One of the first items JoAnn began was the Legacy Fund. She utilized the relationships she had with those senior students to figure out what they really wanted. And what they wanted was a way to contribute to an Endowment Fund. They wanted a way to see an impact. In 2020, they moved their senior celebration to a virtual platform. "It was weird, but we did it."


Communication & Design

At the heart of development is communication. It's necessary for relationship building, donor focused newsletters, planned giving, impact stories.

What key components help a newsletter/appeal letter? 

JoAnn works with 2 student stories, strong visuals, drives to social media/website, a "why I give" section and includes the word "you."

People are more attentive when they can see themselves in it. 

Book Recommendation: "Story Brand" by Donald Miller

"You" made this possible.

JoAnn tells the story of the Good Samaritan but from the perspective that the donor is the Samaritan and we, the development officer, are the innkeeper. 


Appeal Letters

Mail merge is a terrific was to personalize communications. 

JoAnn's tips: keep is short, engaging with color, pictures, post script. And never smaller that 13 point font. 

How do you merge hardcopy with digital?

Send out an email letting them know that the newsletter is on it's way. Same with the appeal letters. You can use the same copy for multiple forms of communications.
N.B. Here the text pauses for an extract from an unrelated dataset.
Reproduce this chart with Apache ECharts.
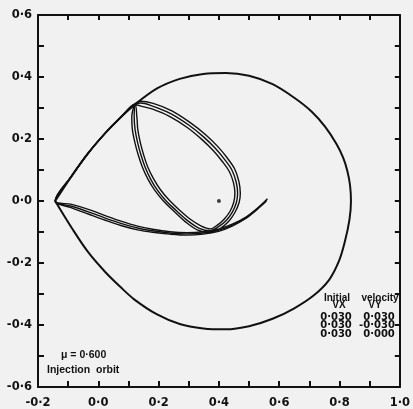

Social media, hardcopy, emails, etc. Just because you've seen it ten times, that doesn't mean that the donor has seen it even once. So don't be afraid to send it again. 


Working with the Team

You need to know the strengths of your staff. 

Book Recommendation: "The Spirituality of Fundraising" by Henri Nouwen

"Imagining Abundance" by Kerry Robinson



JoAnn has 3 kids (ages 6, 4 and 19 months). And she is able to do this work by having a strong support system. Traveling presents unique challenges. Sometimes she would take her mom with her to watch the baby. It's important to have a supportive boss and to communicate what you need. Turnover is more expensive than working through the issue. 


Lightening Round:

  1. If you could fund-raise for any organization at any time in history, what would it be?
    • Catholic Extension
  2. If you could get a donor meeting with anyone living or dead, who would it be?
    • Dr. Jim Koller, a former colleague of JoAnn's who passed last year
  3. Is there enough money out there for every organization doing good work?
    • Absolutely, it's just a matter of matching people with organizations
  4. What is one piece of advice that you would give your past self?
    • Spend more time getting the database in order at the very beginning
  5. Who are 3 people who have most influenced you, professionally?
    • Dr. Jim Koller, Tara Doyon, Fr. Mike Martin and Michelle Sutton of Duke University
  6. What is one fact about JoAnn that most people don’t know?
    • She enjoys freelancing in marketing and branding with organizations all over the country


If you would like to reach JoAnn, you can find her at and


Andrew's Take-Aways:

  1. The shift from Ministry to Development brings a fear of disconnect but what rather happens is a connection in a new and strategic way.
  2. Bringing to attention the simple language shift from "we" to "you." Donors are hero's of their own stories and we need to remember that we are the innkeepers and donors are the Samaritans.
  3. Being a mom in development. JoAnn reminds us that it is possible to deal with the unique challenges that being a mom presents. But it's possible with a great support system and a good team. And it's encouraging for those wanting to pursue a career in development.


Andrew's Action Item:

If you haven't already completed your Advent Appeals, take a moment to look at and change the language to be more donor centric. It's a simple shift that you can begin to incorporate into all of your communications. "You made this happen."